I wrote a little test script:
require 'rubygems'
require 'mechanize'
agent = WWW::Mechanize.new
page = agent.get('http://www.google.de')
pp page.title
google_form = page.form_with(:name => 'f')
google_form.q = 'test'
page = agent.submit(google_form)
pp page.title
page_links = Array.new
page.links.each do |ll|
page_links << ll
end
puts page_links.size
This works. But page_links includes not only the search results. It also includes the google links like Login, Pictures, ...
The result links own a styleclass "1". Is it possible to select only the links with class == 1? How do I achieve this?
Is it possible to modify the "agentalias"? If I own a website, including google analytics or something, what browserclient will I see in ga going with mechanize on my site?
Can I select elements by their ID instead of their name? I tried to use
my_form = page.form_with(:id => 'myformid')
But this does not work.
in such cases like your I am using Nokogiri DOM search.
Here is your code a little bit rewritten:
require 'rubygems'
require 'mechanize'
agent = Mechanize.new
page = agent.get('http://www.google.de')
pp page.title
google_form = page.form_with(:name => 'f')
google_form.q = 'test'
page = agent.submit(google_form)
pp page.title
page_links = Array.new
#maybe you better use 'h3.r > a.l' here
page.parser.css("a.l").each do |ll|
#page.parser here is Nokogiri::HTML::Document
page_links << ll
puts ll.text + "=>" + ll["href"]
end
puts page_links.size
Probably this article is a good place to start:
getting-started-with-nokogiri
By the way samples in the article also deal with Google search ;)

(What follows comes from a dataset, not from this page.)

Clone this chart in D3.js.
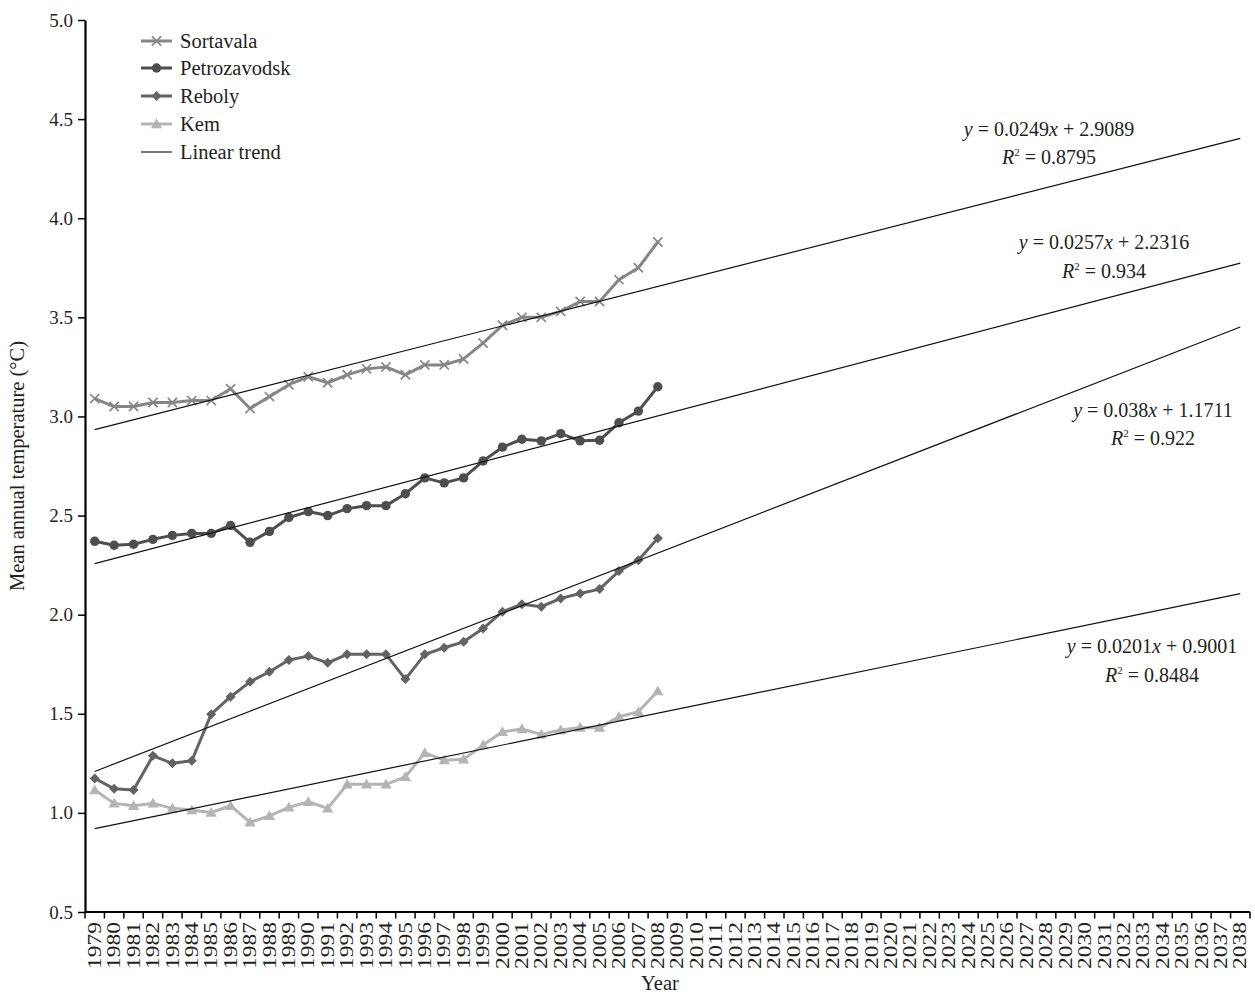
<!DOCTYPE html>
<html>
<head>
<meta charset="utf-8">
<script src="https://cdn.jsdelivr.net/npm/d3@7"></script>
<style>
  html, body { margin: 0; padding: 0; background: #fff; }
  svg { display: block; font-family: "Liberation Serif", "Times New Roman", serif; }
</style>
</head>
<body>
<svg id="chart" width="1255" height="996"></svg>
<script>
// Categories (years) shown on the x axis
const years = [
  "1979","1980","1981","1982","1983","1984","1985","1986","1987","1988",
  "1989","1990","1991","1992","1993","1994","1995","1996","1997","1998",
  "1999","2000","2001","2002","2003","2004","2005","2006","2007","2008",
  "2009","2010","2011","2012","2013","2014","2015","2016","2017","2018",
  "2019","2020","2021","2022","2023","2024","2025","2026","2027","2028",
  "2029","2030","2031","2032","2033","2034","2035","2036","2037","2038"
];

// Observed years (1979–2008)
const obsYears = years.slice(0, 30);

// Mean annual temperature (°C) per station, 1979–2008
const sortavala = [3.09, 3.05, 3.05, 3.07, 3.07, 3.08, 3.08, 3.14, 3.04, 3.10,
                   3.16, 3.20, 3.17, 3.21, 3.24, 3.25, 3.21, 3.26, 3.26, 3.29,
                   3.37, 3.46, 3.50, 3.50, 3.53, 3.58, 3.58, 3.69, 3.75, 3.88];
const petrozavodsk = [2.37, 2.35, 2.355, 2.38, 2.40, 2.41, 2.41, 2.45, 2.365, 2.42,
                      2.49, 2.52, 2.50, 2.535, 2.55, 2.55, 2.61, 2.69, 2.665, 2.69,
                      2.775, 2.845, 2.885, 2.877, 2.913, 2.877, 2.88, 2.968, 3.027, 3.15];
const reboly = [1.174, 1.122, 1.115, 1.288, 1.25, 1.263, 1.498, 1.586, 1.661, 1.712,
                1.771, 1.791, 1.757, 1.80, 1.80, 1.80, 1.675, 1.80, 1.833, 1.863,
                1.93, 2.015, 2.053, 2.04, 2.082, 2.107, 2.129, 2.22, 2.275, 2.385];
const kem = [1.115, 1.048, 1.036, 1.048, 1.023, 1.014, 1.002, 1.036, 0.952, 0.985,
             1.028, 1.056, 1.023, 1.144, 1.144, 1.144, 1.182, 1.303, 1.266, 1.27,
             1.342, 1.409, 1.423, 1.396, 1.418, 1.431, 1.43, 1.485, 1.51, 1.615];

// Linear trend coefficients (x = year index starting at 1)
const trendSlopes = [0.0249, 0.0257, 0.038, 0.0201];
const trendIntercepts = [2.9089, 2.2316, 1.1711, 0.9001];
const trendR2 = ["0.8795", "0.934", "0.922", "0.8484"];

// Y axis ticks
const yTicks = [0.5, 1.0, 1.5, 2.0, 2.5, 3.0, 3.5, 4.0, 4.5, 5.0];

const seriesNames = ["Sortavala", "Petrozavodsk", "Reboly", "Kem"];
const seriesValues = [sortavala, petrozavodsk, reboly, kem];
const seriesColors = ["#868686", "#4e4e4e", "#636363", "#b4b4b4"];
const seriesMarkers = ["cross", "circle", "diamond", "triangle"];

const svg = d3.select("#chart");
const plotLeft = 85, plotRight = 1250, plotTop = 20, plotBottom = 912;

const x = d3.scaleBand().domain(years).range([plotLeft, plotRight]).paddingInner(0).paddingOuter(0);
const xc = d => x(d) + x.bandwidth() / 2;
const y = d3.scaleLinear().domain([0.5, 5.0]).range([plotBottom, plotTop]);

// Marker drawing
function drawMarker(g, type, cx, cy, color) {
  if (type === "cross") {
    const s = 4.6;
    g.append("path")
      .attr("d", `M${cx - s},${cy - s}L${cx + s},${cy + s}M${cx - s},${cy + s}L${cx + s},${cy - s}`)
      .attr("stroke", color).attr("stroke-width", 1.7).attr("fill", "none");
  } else if (type === "circle") {
    g.append("circle").attr("cx", cx).attr("cy", cy).attr("r", 4.7).attr("fill", color);
  } else if (type === "diamond") {
    const s = 5;
    g.append("path")
      .attr("d", `M${cx},${cy - s}L${cx + s},${cy}L${cx},${cy + s}L${cx - s},${cy}Z`)
      .attr("fill", color);
  } else if (type === "triangle") {
    const s = 5.6;
    g.append("path")
      .attr("d", `M${cx},${cy - s}L${cx + s},${cy + s * 0.75}L${cx - s},${cy + s * 0.75}Z`)
      .attr("fill", color);
  }
}

// Data series
const dataG = svg.append("g");
seriesValues.forEach((vals, i) => {
  const pts = vals.map((v, j) => [xc(obsYears[j]), y(v)]);
  dataG.append("path")
    .attr("d", d3.line()(pts))
    .attr("fill", "none")
    .attr("stroke", seriesColors[i])
    .attr("stroke-width", 3)
    .attr("stroke-linejoin", "round");
  const mg = dataG.append("g");
  pts.forEach(p => drawMarker(mg, seriesMarkers[i], p[0], p[1], seriesColors[i]));
});

// Trend lines over the full category range
const trendG = svg.append("g");
trendSlopes.forEach((m, i) => {
  const b = trendIntercepts[i];
  const n0 = 1, n1 = years.length;
  trendG.append("line")
    .attr("x1", xc(years[n0 - 1])).attr("y1", y(m * n0 + b))
    .attr("x2", xc(years[n1 - 1])).attr("y2", y(m * n1 + b))
    .attr("stroke", "#111").attr("stroke-width", 1.2);
});

// Y axis
const yAxis = svg.append("g")
  .attr("transform", `translate(${plotLeft},0)`)
  .call(d3.axisLeft(y).tickValues(yTicks).tickFormat(d3.format(".1f")).tickSize(7).tickSizeOuter(0));
yAxis.select(".domain").attr("stroke", "#000").attr("stroke-width", 2.2);
yAxis.selectAll(".tick line").attr("stroke", "#000").attr("stroke-width", 1.5);
yAxis.selectAll(".tick text")
  .attr("font-family", "Liberation Serif, serif")
  .attr("font-size", 19).attr("fill", "#231f20").attr("x", -12);

// X axis with labels at category centres and ticks between categories
const xAxis = svg.append("g")
  .attr("transform", `translate(0,${plotBottom})`)
  .call(d3.axisBottom(x).tickSize(0).tickSizeOuter(0));
xAxis.select(".domain").attr("stroke", "#000").attr("stroke-width", 2.2)
  .attr("d", `M${plotLeft},0H${plotRight}`);
xAxis.selectAll(".tick text")
  .attr("font-family", "Liberation Serif, serif")
  .attr("font-size", 18).attr("fill", "#231f20")
  .attr("transform", "rotate(-90)")
  .attr("text-anchor", "end")
  .attr("x", -10).attr("y", 0).attr("dy", "0.34em")
  .attr("textLength", 47).attr("lengthAdjust", "spacingAndGlyphs");
const bounds = years.map(d => x(d)).concat([plotRight]);
xAxis.selectAll(".sep").data(bounds).enter().append("line")
  .attr("class", "sep")
  .attr("x1", d => d).attr("x2", d => d)
  .attr("y1", 0).attr("y2", 6.5)
  .attr("stroke", "#000").attr("stroke-width", 1.5);

// Axis titles
svg.append("text")
  .attr("x", 660).attr("y", 990)
  .attr("text-anchor", "middle")
  .attr("font-size", 20.5).attr("fill", "#231f20")
  .text("Year");
svg.append("text")
  .attr("transform", "translate(24,466) rotate(-90)")
  .attr("text-anchor", "middle")
  .attr("font-size", 20.5).attr("fill", "#231f20")
  .text("Mean annual temperature (°C)");

// Trend equations
const eqPos = [
  { cx: 1049, y1: 136, y2: 164 },
  { cx: 1104, y1: 249, y2: 278 },
  { cx: 1153, y1: 417, y2: 445 },
  { cx: 1152, y1: 653, y2: 682 }
];
const eqG = svg.append("g").attr("font-size", 20).attr("fill", "#231f20");
trendSlopes.forEach((m, i) => {
  const p = eqPos[i];
  const t1 = eqG.append("text").attr("x", p.cx).attr("y", p.y1).attr("text-anchor", "middle");
  t1.append("tspan").attr("font-style", "italic").text("y");
  t1.append("tspan").text(` = ${m}`);
  t1.append("tspan").attr("font-style", "italic").text("x");
  t1.append("tspan").text(` + ${trendIntercepts[i]}`);
  const t2 = eqG.append("text").attr("x", p.cx).attr("y", p.y2).attr("text-anchor", "middle");
  t2.append("tspan").attr("font-style", "italic").text("R");
  t2.append("tspan").attr("font-size", 11).attr("dy", -8).text("2");
  t2.append("tspan").attr("dy", 8).text(` = ${trendR2[i]}`);
});

// Legend
const legendNames = seriesNames.concat(["Linear trend"]);
const legendRows = [41, 68, 96, 124, 152];
const lg = svg.append("g");
legendNames.forEach((name, i) => {
  const ry = legendRows[i];
  if (i < 4) {
    lg.append("line").attr("x1", 141).attr("x2", 172).attr("y1", ry).attr("y2", ry)
      .attr("stroke", seriesColors[i]).attr("stroke-width", 3);
    drawMarker(lg, seriesMarkers[i], 156.5, ry, seriesColors[i]);
  } else {
    lg.append("line").attr("x1", 141).attr("x2", 172).attr("y1", ry).attr("y2", ry)
      .attr("stroke", "#555").attr("stroke-width", 1.6);
  }
  lg.append("text").attr("x", 180).attr("y", ry).attr("dy", "0.33em")
    .attr("font-size", 20.5).attr("fill", "#231f20").text(name);
});
</script>
</body>
</html>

You can build a list of just the search result links by changing your code as follows:
page.links.each do |ll|
cls = ll.attributes.attributes['class']
page_links << ll if cls && cls.value == 'l'
end
For each element ll in page.links, ll.attributes is a Nokogiri::XML::Element and ll.attributes.attributes is a Hash containing the attributes on the link, hence the need for ll.attributes.attributes to get at the actual class and the need for the nil check before comparing the value to 'l'
The problem with using :id in the criteria to find a form is that it clashes with Ruby's Object#id method for returning a Ruby object's internal id. I'm not sure what the work around for this is. You would have no problem selecting the form by some other attribute (e.g. its action.)
I believe the selector you are looking for is:
:dom_id e.g. in your case:
my_form = page.form_with(:dom_id => 'myformid')